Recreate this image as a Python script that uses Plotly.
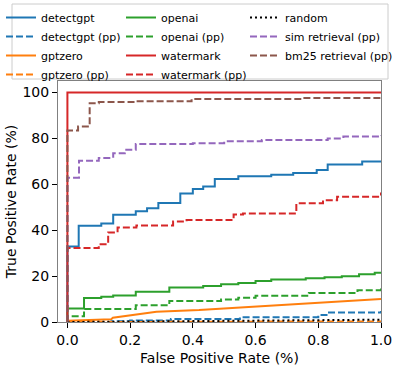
import plotly.graph_objects as go

# ---- data (FPR %, TPR %) ----
detectgpt_x = [0, 0, 0.036, 0.108, 0.146, 0.218, 0.254, 0.29, 0.36, 0.40, 0.433, 0.47, 0.545, 0.65, 0.72, 0.795, 0.83, 0.94, 1.0]
detectgpt_y = [0, 32.9, 41.9, 42.9, 46.7, 48.2, 49.6, 51.8, 56.0, 58.0, 59.0, 62.3, 63.5, 64.2, 64.9, 66.2, 68.6, 69.9, 70.3]

detectgpt_pp_x = [0, 0.14, 0.2, 0.33, 0.55, 0.80, 0.83, 1.0]
detectgpt_pp_y = [0, 0.3, 0.7, 1.3, 2.1, 3.0, 4.1, 4.8]

gptzero_x = [0, 0.14, 0.145, 0.284, 0.42, 0.58, 0.68, 0.84, 1.0]
gptzero_y = [0.5, 1.2, 1.9, 4.5, 5.2, 6.5, 7.2, 8.6, 10.0]

gptzero_pp_x = [0, 0.3, 0.6, 1.0]
gptzero_pp_y = [0, 0.1, 0.2, 0.3]

openai_x = [0, 0, 0.053, 0.108, 0.146, 0.218, 0.325, 0.433, 0.49, 0.545, 0.6, 0.65, 0.76, 0.82, 0.875, 0.93, 0.98, 1.0]
openai_y = [0, 5.9, 10.5, 11.0, 11.6, 13.2, 15.0, 15.7, 16.4, 17.0, 17.9, 18.5, 19.1, 19.5, 19.9, 20.8, 21.5, 21.5]

openai_pp_x = [0, 0, 0.053, 0.218, 0.325, 0.49, 0.545, 0.6, 0.77, 0.925, 1.0]
openai_pp_y = [0, 2.5, 5.7, 7.3, 9.2, 9.8, 10.6, 11.4, 12.6, 13.8, 14.8]

watermark_x = [0, 0, 1.0]
watermark_y = [0, 100, 100]

watermark_pp_x = [0, 0, 0.10, 0.13, 0.16, 0.22, 0.337, 0.38, 0.53, 0.56, 0.73, 0.815, 0.86, 1.0]
watermark_pp_y = [0, 32.2, 33.9, 39.0, 41.2, 42.0, 43.8, 44.4, 46.8, 47.3, 51.7, 53.0, 54.6, 56.4]

random_x = [0, 1.0]
random_y = [0, 1.0]

sim_pp_x = [0, 0, 0.037, 0.10, 0.146, 0.183, 0.218, 0.40, 0.50, 0.62, 0.83, 0.88, 1.0]
sim_pp_y = [0, 62.9, 70.3, 71.5, 73.5, 75.0, 77.6, 77.9, 78.7, 79.3, 80.0, 80.8, 81.5]

bm25_pp_x = [0, 0, 0.034, 0.071, 0.10, 0.215, 0.396, 0.75, 1.0]
bm25_pp_y = [0, 83.4, 85.2, 95.3, 95.8, 96.2, 97.2, 97.6, 97.9]

x_ticks = [0.0, 0.2, 0.4, 0.6, 0.8, 1.0]
y_ticks = [0, 20, 40, 60, 80, 100]

BLUE, ORANGE, GREEN, RED, PURPLE, BROWN = "#1f77b4", "#ff7f0e", "#2ca02c", "#d62728", "#9467bd", "#8c564b"
DASH = "7px,3px"

# (name, x, y, color, dash, shape, legend column)
series = [
    ("detectgpt", detectgpt_x, detectgpt_y, BLUE, "solid", "hv", "legend"),
    ("detectgpt (pp)", detectgpt_pp_x, detectgpt_pp_y, BLUE, DASH, "hv", "legend"),
    ("gptzero", gptzero_x, gptzero_y, ORANGE, "solid", "linear", "legend"),
    ("gptzero (pp)", gptzero_pp_x, gptzero_pp_y, ORANGE, DASH, "hv", "legend"),
    ("openai", openai_x, openai_y, GREEN, "solid", "hv", "legend2"),
    ("openai (pp)", openai_pp_x, openai_pp_y, GREEN, DASH, "hv", "legend2"),
    ("watermark", watermark_x, watermark_y, RED, "solid", "linear", "legend2"),
    ("watermark (pp)", watermark_pp_x, watermark_pp_y, RED, DASH, "hv", "legend2"),
    ("random", random_x, random_y, "black", "2px,3px", "linear", "legend3"),
    ("sim retrieval (pp)", sim_pp_x, sim_pp_y, PURPLE, DASH, "hv", "legend3"),
    ("bm25 retrieval (pp)", bm25_pp_x, bm25_pp_y, BROWN, DASH, "hv", "legend3"),
]

fig = go.Figure()
for name, xs, ys, col, dash, shape, leg in series:
    fig.add_trace(go.Scatter(
        x=xs, y=ys, name=name, mode="lines",
        line=dict(color=col, width=2, dash=dash, shape=shape),
        legend=leg,
    ))

font = "DejaVu Sans"
L, W, B, H = 58, 323, 322, 241  # plot-area geometry in px (for paper-coordinate placement)


def px_x(p):
    return (p - L) / W


def px_y(p):
    return (B - p) / H


leg_common = dict(
    orientation="v", xanchor="left", yanchor="top", y=px_y(3),
    font=dict(size=11, family=font), bgcolor="rgba(0,0,0,0)", borderwidth=0,
    itemwidth=30, tracegroupgap=0,
)

fig.update_layout(
    width=399, height=366,
    margin=dict(l=58, r=18, t=81, b=44, autoexpand=False),
    paper_bgcolor="white", plot_bgcolor="white",
    font=dict(family=font, color="black", size=14),
    showlegend=True,
    legend=dict(x=px_x(1), **leg_common),
    legend2=dict(x=px_x(121), **leg_common),
    legend3=dict(x=px_x(245), **leg_common),
    shapes=[dict(
        type="rect", xref="paper", yref="paper",
        x0=px_x(12), x1=px_x(388), y0=px_y(79), y1=px_y(4),
        line=dict(color="#cccccc", width=1), fillcolor="white", layer="below",
    )],
    xaxis=dict(
        range=[-0.03, 1.0], tickvals=x_ticks, ticktext=[f"{v:.1f}" for v in x_ticks],
        showgrid=False, zeroline=False, showline=True, linecolor="#808080", linewidth=1,
        mirror=True, ticks="outside", ticklen=5, tickcolor="black", automargin=False,
        title=dict(text="False Positive Rate (%)", font=dict(size=14)),
        tickfont=dict(size=14),
    ),
    yaxis=dict(
        range=[0, 105], tickvals=y_ticks,
        showgrid=False, zeroline=False, showline=True, linecolor="#808080", linewidth=1,
        mirror=True, ticks="outside", ticklen=5, tickcolor="black", automargin=True,
        title=dict(text="True Positive Rate (%)", font=dict(size=14), standoff=2),
        tickfont=dict(size=14),
    ),
)

# remove the browser's default 8px body margin so the figure sits at the page origin
fig.write_html("out.html", config={"displayModeBar": False},
               post_script="document.body.style.margin='0';")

__Exercise aim__: Omit the pictures, then repeat exactly each line from the beginning of the listing through the line with "y_ticks = [0, 20, 40, 60, 80, 100]".

__Answer to the problem__:
Recreate this image as a Python script that uses Plotly.
import plotly.graph_objects as go

# ---- data (FPR %, TPR %) ----
detectgpt_x = [0, 0, 0.036, 0.108, 0.146, 0.218, 0.254, 0.29, 0.36, 0.40, 0.433, 0.47, 0.545, 0.65, 0.72, 0.795, 0.83, 0.94, 1.0]
detectgpt_y = [0, 32.9, 41.9, 42.9, 46.7, 48.2, 49.6, 51.8, 56.0, 58.0, 59.0, 62.3, 63.5, 64.2, 64.9, 66.2, 68.6, 69.9, 70.3]

detectgpt_pp_x = [0, 0.14, 0.2, 0.33, 0.55, 0.80, 0.83, 1.0]
detectgpt_pp_y = [0, 0.3, 0.7, 1.3, 2.1, 3.0, 4.1, 4.8]

gptzero_x = [0, 0.14, 0.145, 0.284, 0.42, 0.58, 0.68, 0.84, 1.0]
gptzero_y = [0.5, 1.2, 1.9, 4.5, 5.2, 6.5, 7.2, 8.6, 10.0]

gptzero_pp_x = [0, 0.3, 0.6, 1.0]
gptzero_pp_y = [0, 0.1, 0.2, 0.3]

openai_x = [0, 0, 0.053, 0.108, 0.146, 0.218, 0.325, 0.433, 0.49, 0.545, 0.6, 0.65, 0.76, 0.82, 0.875, 0.93, 0.98, 1.0]
openai_y = [0, 5.9, 10.5, 11.0, 11.6, 13.2, 15.0, 15.7, 16.4, 17.0, 17.9, 18.5, 19.1, 19.5, 19.9, 20.8, 21.5, 21.5]

openai_pp_x = [0, 0, 0.053, 0.218, 0.325, 0.49, 0.545, 0.6, 0.77, 0.925, 1.0]
openai_pp_y = [0, 2.5, 5.7, 7.3, 9.2, 9.8, 10.6, 11.4, 12.6, 13.8, 14.8]

watermark_x = [0, 0, 1.0]
watermark_y = [0, 100, 100]

watermark_pp_x = [0, 0, 0.10, 0.13, 0.16, 0.22, 0.337, 0.38, 0.53, 0.56, 0.73, 0.815, 0.86, 1.0]
watermark_pp_y = [0, 32.2, 33.9, 39.0, 41.2, 42.0, 43.8, 44.4, 46.8, 47.3, 51.7, 53.0, 54.6, 56.4]

random_x = [0, 1.0]
random_y = [0, 1.0]

sim_pp_x = [0, 0, 0.037, 0.10, 0.146, 0.183, 0.218, 0.40, 0.50, 0.62, 0.83, 0.88, 1.0]
sim_pp_y = [0, 62.9, 70.3, 71.5, 73.5, 75.0, 77.6, 77.9, 78.7, 79.3, 80.0, 80.8, 81.5]

bm25_pp_x = [0, 0, 0.034, 0.071, 0.10, 0.215, 0.396, 0.75, 1.0]
bm25_pp_y = [0, 83.4, 85.2, 95.3, 95.8, 96.2, 97.2, 97.6, 97.9]

x_ticks = [0.0, 0.2, 0.4, 0.6, 0.8, 1.0]
y_ticks = [0, 20, 40, 60, 80, 100]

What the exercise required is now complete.